Pablo Picasso:

 
Through the Looking Glass                                                              
                                                                            
by
Sooni Taraporevala

Twenty-two years ago I had the good fortune to spend a summer in the French Pyrenees. First in the town of Foix and then in various mountain villages populated mostly by the elderly; the youngsters had migrated to Paris, returning with their children only for the summer vacations. On vacation from college in America, homesick for Bombay, I saw my grandparents in every wrinkled face. In my mind, French peasants and old Parsis resembled each other. This Parsi spoke no French. The French peasants spoke no English. But nobody objected to the camera. On the contrary, they were amused by their solitary visitor from l’Inde. After living an unnatural student life in Cambridge/Boston, where there were few families, only countless other students, life in a French village was comforting in its daily routines, its natural rhythms. Every morning, Madame Cassee my neighbour, who was probably close to 90, would wake up early and hang up her laundry. Everybody (men and women in their 80s) tended their own patch of land on which they grew vegetables.
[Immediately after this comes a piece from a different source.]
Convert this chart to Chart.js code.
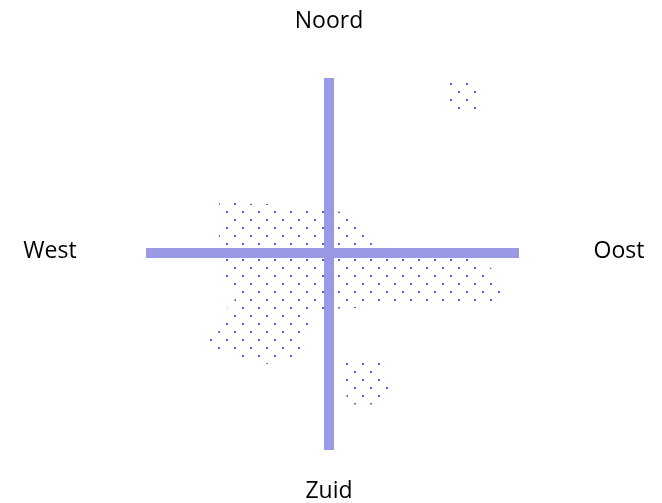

Further up the mountain, shepherds looked after their sheep in Biblical fashion. I’d wander around the peaceful cemetery, silent except for the rustle of leaves, looking at the photographs of the deceased on the gravestones. Curiously alive, their eyes stared back at me over the passage of years. On market day the villagers would descend from their mountain homes to the valley town of Foix with their produce; flowers, vegetables, cheeses, particularly goat cheese, the speciality of the region, sausages and poultry, both dead and alive. Fairs were on Sundays after church in different mountain villages. Everybody from neighbouring villages and from Foix, would arrive in cars, vans, mopeds, tractors. An intergenerational celebration. Children, their parents, their grandparents, their great-grandparents, all dancing in the village square. That was 1979.